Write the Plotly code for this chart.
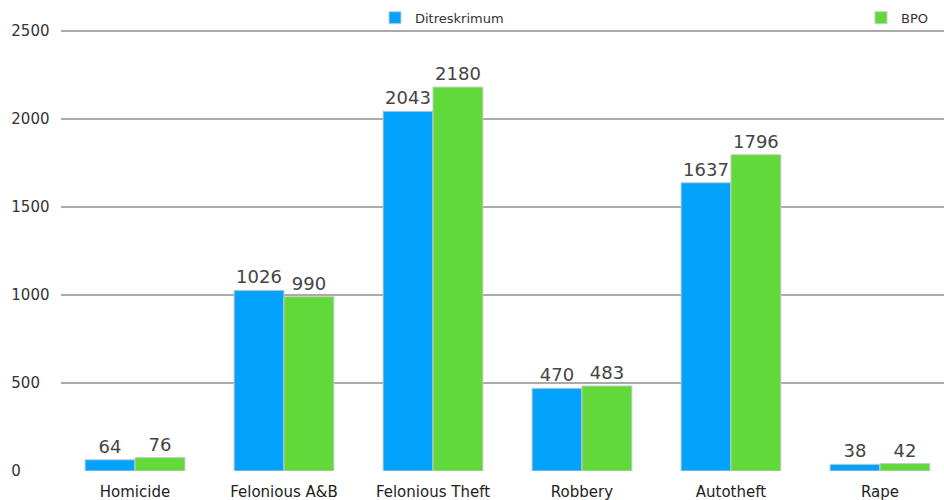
import plotly.graph_objects as go

categories = ["Homicide", "Felonious A&B", "Felonious Theft", "Robbery", "Autotheft", "Rape"]
ditreskrimum = [64, 1026, 2043, 470, 1637, 38]
bpo = [76, 990, 2180, 483, 1796, 42]
y_ticks = [0, 500, 1000, 1500, 2000, 2500]

BLUE = "#03A3FD"
GREEN = "#62D93A"
FONT = "DejaVu Sans"

# left-aligned look for tick labels: pad with figure spaces (digit width)
width = max(len(str(v)) for v in y_ticks)
y_ticktext = [str(v) + "\u2007" * (width - len(str(v))) for v in y_ticks]

fig = go.Figure()
fig.add_trace(go.Bar(
    x=categories, y=ditreskrimum, name="Ditreskrimum",
    marker=dict(color=BLUE, line=dict(color="#c9c9c9", width=1)),
    text=ditreskrimum, textposition="outside", cliponaxis=False,
    textfont=dict(family=FONT, size=18, color="#444444"),
    legend="legend",
))
fig.add_trace(go.Bar(
    x=categories, y=bpo, name="BPO",
    marker=dict(color=GREEN, line=dict(color="#c9c9c9", width=1)),
    text=bpo, textposition="outside", cliponaxis=False,
    textfont=dict(family=FONT, size=18, color="#444444"),
    legend="legend2",
))

W, H = 944, 500
L = 60.5
fig.update_layout(
    width=W, height=H,
    margin=dict(l=0, r=0, t=29.24, b=29),
    paper_bgcolor="white", plot_bgcolor="white",
    barmode="group", bargap=0.33, bargroupgap=0,
    showlegend=True,
    font=dict(family=FONT, size=13, color="#333333"),
    xaxis=dict(
        domain=[L / W, 1], range=[-0.5, 5.43],
        showgrid=False, zeroline=False, showline=False,
        tickfont=dict(family=FONT, size=15, color="#222222"),
        ticks="", ticklabelstandoff=10,
    ),
    yaxis=dict(
        range=[0, 2510], tickvals=y_ticks, ticktext=y_ticktext,
        showgrid=True, gridcolor="#aaaaaa", gridwidth=2,
        zeroline=False, showline=False, ticks="", ticklabelstandoff=10,
        tickfont=dict(family=FONT, size=15, color="#333333"),
    ),
    legend=dict(
        orientation="h", x=375 / W, y=(471 - 18) / 441.76,
        xanchor="left", yanchor="middle", bgcolor="rgba(0,0,0,0)",
        font=dict(family=FONT, size=13, color="#333333"),
    ),
    legend2=dict(
        orientation="h", x=861 / W, y=(471 - 18) / 441.76,
        xanchor="left", yanchor="middle", bgcolor="rgba(0,0,0,0)",
        font=dict(family=FONT, size=13, color="#333333"),
    ),
)

fig.write_html("out.html")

◆ ◆ ◆

• **GOAL**:
Word for word, quote the full listing, omitting every picture.

• **WRITTEN REPLY**:
Write the Plotly code for this chart.
import plotly.graph_objects as go

categories = ["Homicide", "Felonious A&B", "Felonious Theft", "Robbery", "Autotheft", "Rape"]
ditreskrimum = [64, 1026, 2043, 470, 1637, 38]
bpo = [76, 990, 2180, 483, 1796, 42]
y_ticks = [0, 500, 1000, 1500, 2000, 2500]

BLUE = "#03A3FD"
GREEN = "#62D93A"
FONT = "DejaVu Sans"

# left-aligned look for tick labels: pad with figure spaces (digit width)
width = max(len(str(v)) for v in y_ticks)
y_ticktext = [str(v) + "\u2007" * (width - len(str(v))) for v in y_ticks]

fig = go.Figure()
fig.add_trace(go.Bar(
    x=categories, y=ditreskrimum, name="Ditreskrimum",
    marker=dict(color=BLUE, line=dict(color="#c9c9c9", width=1)),
    text=ditreskrimum, textposition="outside", cliponaxis=False,
    textfont=dict(family=FONT, size=18, color="#444444"),
    legend="legend",
))
fig.add_trace(go.Bar(
    x=categories, y=bpo, name="BPO",
    marker=dict(color=GREEN, line=dict(color="#c9c9c9", width=1)),
    text=bpo, textposition="outside", cliponaxis=False,
    textfont=dict(family=FONT, size=18, color="#444444"),
    legend="legend2",
))

W, H = 944, 500
L = 60.5
fig.update_layout(
    width=W, height=H,
    margin=dict(l=0, r=0, t=29.24, b=29),
    paper_bgcolor="white", plot_bgcolor="white",
    barmode="group", bargap=0.33, bargroupgap=0,
    showlegend=True,
    font=dict(family=FONT, size=13, color="#333333"),
    xaxis=dict(
        domain=[L / W, 1], range=[-0.5, 5.43],
        showgrid=False, zeroline=False, showline=False,
        tickfont=dict(family=FONT, size=15, color="#222222"),
        ticks="", ticklabelstandoff=10,
    ),
    yaxis=dict(
        range=[0, 2510], tickvals=y_ticks, ticktext=y_ticktext,
        showgrid=True, gridcolor="#aaaaaa", gridwidth=2,
        zeroline=False, showline=False, ticks="", ticklabelstandoff=10,
        tickfont=dict(family=FONT, size=15, color="#333333"),
    ),
    legend=dict(
        orientation="h", x=375 / W, y=(471 - 18) / 441.76,
        xanchor="left", yanchor="middle", bgcolor="rgba(0,0,0,0)",
        font=dict(family=FONT, size=13, color="#333333"),
    ),
    legend2=dict(
        orientation="h", x=861 / W, y=(471 - 18) / 441.76,
        xanchor="left", yanchor="middle", bgcolor="rgba(0,0,0,0)",
        font=dict(family=FONT, size=13, color="#333333"),
    ),
)

fig.write_html("out.html")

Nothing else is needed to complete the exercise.